What to do With Worry
Consider this idea – worrying is the same as wishing for something but in a negative way. If you believe in the law of attraction, think what you are attracting by worrying about someone or something.
Dr. Edward Hallowell, psychiatrist and author of ‘Worry’, argues that whilst worry serves a purpose and when used wisely, leads to constructive action, toxic worry paralyzes you and can be harmful for your mental and physical health. He suggests that you should not worry alone because you are far more likely to find solutions when discussing your concerns with a friend and good human contact and a big hug does wonders. He also recommends finding out more information about the issue or make sure that your information is correct.
If you spend far too long worrying about others, try this simple exercise:
Think about what your worry looks like – what colours and textures would represent it. How heavy would it look and would it look hot or cold? Think of all the details and imagine if you were to paint a picture of your worry, what would the picture look like? Now create that picture in your imagination and give it a nice frame to finish it off, as if it was going to be displayed.
Now imagine giving the picture of worry to the person that you are worrying about. Would they like it? How would it make them feel? Is it really the sort of present you would want to give them? This is how you are holding them in your thoughts.
Use this as your opportunity to re-evaluate how you are thinking about this person and the energy you are expelling in the process.
Now think what the ideal paining of how you feel about them and one that you would love to present them with would look like. What colours, textures and other qualities would it have? Now imagine this new picture in a lovely frame and you giving it to that person. How would they feel about this painting as a gift instead?
Anytime you think of this person, bring this new masterpiece to mind.
The Apache have a custom which is to hang a basket outside their home and visitors to the house are to place their burdens in the basket before entering their home. The saying ‘leave your burdens at the door’ originated with these worry baskets.
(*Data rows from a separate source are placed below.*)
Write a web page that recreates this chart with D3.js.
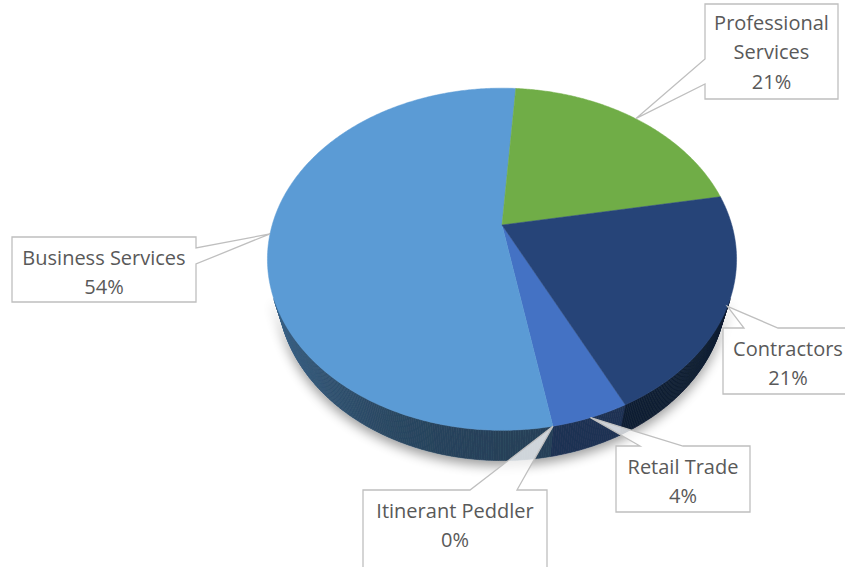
<!DOCTYPE html>
<html>
<head>
<meta charset="utf-8">
<script src="https://cdn.jsdelivr.net/npm/d3@7"></script>
<style>
  body { margin: 0; background: #fff; }
  svg { display: block; }
  .callout-text { font-family: "Open Sans", Lato, sans-serif; font-size: 20px; fill: #595959; }
</style>
</head>
<body>
<div id="chart"></div>
<script>
// slices in the order they are drawn clockwise
const categories = ["Retail Trade", "Itinerant Peddler", "Business Services", "Professional Services", "Contractors"];
const shares = [4.4, 0, 54.0, 21.0, 20.6];
const sliceColors = ["#4472C4", "#A5A5A5", "#5B9BD5", "#70AD47", "#264478"];

const width = 845, height = 567;

// 3d pie geometry (radius = 1 in world units)
const cfg = {
  cx: 502, cy: 225,
  tilt: 45.6 * Math.PI / 180,
  thick: 0.215,
  focal: 804,
  startDeg: 153.9
};
const sinT = Math.sin(cfg.tilt), cosT = Math.cos(cfg.tilt);
const dist = 5 * cosT;

// callout boxes: layout only
const boxes = [
  {x: 616, y: 446, w: 134, h: 66, side: 'top', a: 640, b: 683},
  {x: 363, y: 490, w: 184, h: 90, side: 'top', a: 470, b: 517},
  {x: 12, y: 237, w: 184, h: 65, side: 'right', a: 248, b: 264},
  {x: 705, y: 4, w: 133, h: 95, side: 'left', a: 59, b: 84},
  {x: 723, y: 328, w: 130, h: 66, side: 'top', a: 744, b: 778}
];

// theta measured clockwise from the back of the pie, h in [0,1] from top to bottom face
function project(theta, h, r = 1) {
  const X = r * Math.sin(theta);
  const Z = -r * Math.cos(theta);
  const Y = -h * cfg.thick;
  const up = Y * cosT - Z * sinT;
  const d = dist - (Y * sinT + Z * cosT);
  return [cfg.cx + cfg.focal * X / d, cfg.cy - cfg.focal * up / d];
}

const svg = d3.select('#chart').append('svg')
    .attr('width', width)
    .attr('height', height);

const defs = svg.append('defs');
const shadow = defs.append('filter').attr('id', 'pie-shadow')
    .attr('x', '-20%').attr('y', '-20%').attr('width', '140%').attr('height', '150%');
shadow.append('feGaussianBlur').attr('in', 'SourceAlpha').attr('stdDeviation', 6);
shadow.append('feOffset').attr('dy', 5).attr('result', 'blur');
shadow.append('feComponentTransfer').append('feFuncA').attr('type', 'linear').attr('slope', 0.4);
const merge = shadow.append('feMerge');
merge.append('feMergeNode');
merge.append('feMergeNode').attr('in', 'SourceGraphic');

const start = cfg.startDeg * Math.PI / 180;
const pie = d3.pie().sort(null).value(d => d)
    .startAngle(start).endAngle(start + 2 * Math.PI);
const arcs = pie(shares).map((a, i) => ({...a, name: categories[i], color: sliceColors[i], box: boxes[i]}));
const total = d3.sum(shares);

const pieG = svg.append('g');
const wallG = pieG.append('g').attr('filter', 'url(#pie-shadow)');

// outer wall, only the part that faces the camera
const limit = -1 / (dist * cosT);
const step = Math.PI / 360;
const quads = [];
arcs.forEach(a => {
  for (let t = a.startAngle; t < a.endAngle - 1e-9; t += step) {
    const t1 = Math.min(t + step, a.endAngle);
    const tm = (t + t1) / 2;
    if (Math.cos(tm) >= limit) continue;
    const s = Math.max(0, -Math.sin(tm));
    const k = 0.42 + 0.25 * s * s;
    const c = d3.rgb(a.color);
    const fill = d3.rgb(c.r * k, c.g * k, c.b * k).formatHex();
    quads.push({pts: [project(t, 0), project(t1, 0), project(t1, 1), project(t, 1)], fill, depth: -Math.cos(tm)});
  }
});
quads.sort((p, q) => p.depth - q.depth);
wallG.selectAll('path.wall')
  .data(quads)
  .join('path')
    .attr('class', 'wall')
    .attr('d', d => 'M' + d.pts.join('L') + 'Z')
    .attr('fill', d => d.fill)
    .attr('stroke', d => d.fill)
    .attr('stroke-width', 0.6);

// top faces
pieG.selectAll('path.top')
  .data(arcs.filter(a => a.value > 0))
  .join('path')
    .attr('class', 'top')
    .attr('d', a => {
      const n = Math.max(2, Math.ceil((a.endAngle - a.startAngle) / step));
      const pts = d3.range(n + 1).map(j => project(a.startAngle + (a.endAngle - a.startAngle) * j / n, 0));
      return 'M' + [cfg.cx, cfg.cy] + 'L' + pts.join('L') + 'Z';
    })
    .attr('fill', a => a.color)
    .attr('stroke', a => a.color)
    .attr('stroke-width', 0.5);

// callouts
function calloutPath(b, tip) {
  const {x, y, w, h} = b;
  const r = x + w, btm = y + h;
  let p;
  if (b.side === 'top') {
    p = [[x, y], [b.a, y], tip, [b.b, y], [r, y], [r, btm], [x, btm]];
  } else if (b.side === 'left') {
    p = [[x, y], [r, y], [r, btm], [x, btm], [x, b.b], tip, [x, b.a]];
  } else {
    p = [[x, y], [r, y], [r, b.a], tip, [r, b.b], [r, btm], [x, btm]];
  }
  return 'M' + p.join('L') + 'Z';
}

const labelG = svg.append('g');
arcs.forEach(a => {
  const mid = (a.startAngle + a.endAngle) / 2;
  const tip = project(mid, 0);
  const b = a.box;
  labelG.append('path')
      .attr('d', calloutPath(b, tip))
      .attr('fill', '#fff')
      .attr('fill-opacity', 0.78)
      .attr('stroke', '#bfbfbf')
      .attr('stroke-width', 1.3);

  // wrap the category name to the box width
  const lines = [];
  const probe = labelG.append('text').attr('class', 'callout-text');
  let cur = '';
  a.name.split(' ').forEach(word => {
    const trial = cur ? cur + ' ' + word : word;
    probe.text(trial);
    if (cur && probe.node().getComputedTextLength() > b.w + 4) {
      lines.push(cur);
      cur = word;
    } else {
      cur = trial;
    }
  });
  lines.push(cur);
  probe.remove();
  lines.push(Math.round(a.value / total * 100) + '%');

  const lineH = 29.5;
  const cxText = b.x + b.w / 2;
  const firstY = b.side === 'left' ? b.y + 18 : b.y + 20;
  labelG.append('text')
      .attr('class', 'callout-text')
      .attr('text-anchor', 'middle')
    .selectAll('tspan')
    .data(lines)
    .join('tspan')
      .attr('x', cxText)
      .attr('y', (d, i) => firstY + i * lineH)
      .attr('dominant-baseline', 'central')
      .text(d => d);
});
</script>
</body>
</html>
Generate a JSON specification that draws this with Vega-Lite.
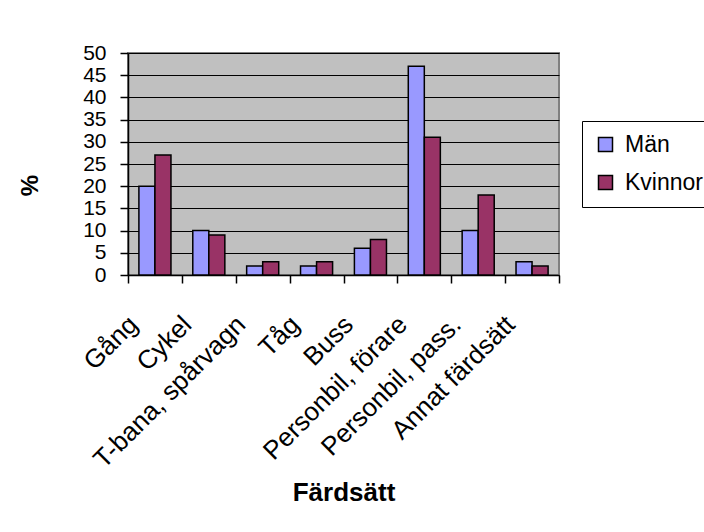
{
  "$schema": "https://vega.github.io/schema/vega-lite/v6.json",
  "width": 431,
  "height": 222,
  "autosize": "none",
  "padding": {"left": 128, "top": 53, "right": 145, "bottom": 257},
  "background": "white",
  "data": {
    "values": [
      {"mode": "Gång", "sex": "Män", "pct": 20},
      {"mode": "Gång", "sex": "Kvinnor", "pct": 27},
      {"mode": "Cykel", "sex": "Män", "pct": 10},
      {"mode": "Cykel", "sex": "Kvinnor", "pct": 9},
      {"mode": "T-bana, spårvagn", "sex": "Män", "pct": 2},
      {"mode": "T-bana, spårvagn", "sex": "Kvinnor", "pct": 3},
      {"mode": "Tåg", "sex": "Män", "pct": 2},
      {"mode": "Tåg", "sex": "Kvinnor", "pct": 3},
      {"mode": "Buss", "sex": "Män", "pct": 6},
      {"mode": "Buss", "sex": "Kvinnor", "pct": 8},
      {"mode": "Personbil, förare", "sex": "Män", "pct": 47},
      {"mode": "Personbil, förare", "sex": "Kvinnor", "pct": 31},
      {"mode": "Personbil, pass.", "sex": "Män", "pct": 10},
      {"mode": "Personbil, pass.", "sex": "Kvinnor", "pct": 18},
      {"mode": "Annat färdsätt", "sex": "Män", "pct": 3},
      {"mode": "Annat färdsätt", "sex": "Kvinnor", "pct": 2}
    ]
  },
  "mark": {"type": "bar", "stroke": "black", "strokeWidth": 1.5},
  "encoding": {
    "x": {
      "field": "mode",
      "type": "nominal",
      "sort": ["Gång", "Cykel", "T-bana, spårvagn", "Tåg", "Buss", "Personbil, förare", "Personbil, pass.", "Annat färdsätt"],
      "scale": {"paddingInner": 0, "paddingOuter": 0},
      "axis": {
        "title": "Färdsätt",
        "titleFontSize": 26,
        "titleFontWeight": "bold",
        "titleColor": "black",
        "titleBaseline": "top",
        "titleY": 204,
        "labelAngle": -45,
        "labelAlign": "right",
        "labelBaseline": "top",
        "labelFontSize": 26,
        "labelColor": "black",
        "labelOffset": -31,
        "labelPadding": 28,
        "labelOverlap": false,
        "labelLimit": 400,
        "tickBand": "extent",
        "tickColor": "black",
        "tickSize": 8,
        "tickWidth": 1.5,
        "domainColor": "black",
        "domainWidth": 1.5,
        "grid": false
      }
    },
    "xOffset": {
      "field": "sex",
      "sort": ["Män", "Kvinnor"],
      "scale": {"paddingInner": 0, "paddingOuter": 0.68}
    },
    "y": {
      "field": "pct",
      "type": "quantitative",
      "scale": {"domain": [0, 50], "nice": false},
      "axis": {
        "values": [0, 5, 10, 15, 20, 25, 30, 35, 40, 45, 50],
        "title": "%",
        "titleFontSize": 24,
        "titleFontWeight": "bold",
        "titleColor": "black",
        "titleX": -86,
        "titleY": 132,
        "titleAngle": -90,
        "labelFontSize": 21,
        "labelColor": "black",
        "labelPadding": 14,
        "labelOverlap": false,
        "labelFlush": false,
        "tickColor": "black",
        "tickSize": 8,
        "tickWidth": 1.5,
        "domainColor": "black",
        "domainWidth": 1.5,
        "grid": true,
        "gridColor": "black",
        "gridWidth": 1,
        "gridOpacity": 1
      }
    },
    "color": {
      "field": "sex",
      "type": "nominal",
      "sort": ["Män", "Kvinnor"],
      "scale": {"domain": ["Män", "Kvinnor"], "range": ["#9999FF", "#993366"]},
      "legend": {
        "title": null,
        "orient": "none",
        "legendX": 454,
        "legendY": 68,
        "strokeColor": "black",
        "fillColor": "white",
        "padding": 12,
        "symbolType": "square",
        "symbolSize": 196,
        "symbolStrokeColor": "black",
        "symbolStrokeWidth": 1.5,
        "symbolOpacity": 1,
        "labelFontSize": 23,
        "labelColor": "black",
        "labelOffset": 8,
        "rowPadding": 14
      }
    }
  },
  "config": {
    "font": "Liberation Sans",
    "view": {"fill": "#C0C0C0", "stroke": "#808080", "strokeWidth": 2}
  }
}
This is another good way to deal with your worries – it is not just about bringing worries to others but also to yourself. Get yourself a basket or box, write down your worries and put them into it. They are still your issues but by putting them in the basket or box, you won’t be projecting them onto others and will have the opportunity to review them objectively. You could even have a little ceremony to shred or bury them as a symbolic way of letting them go.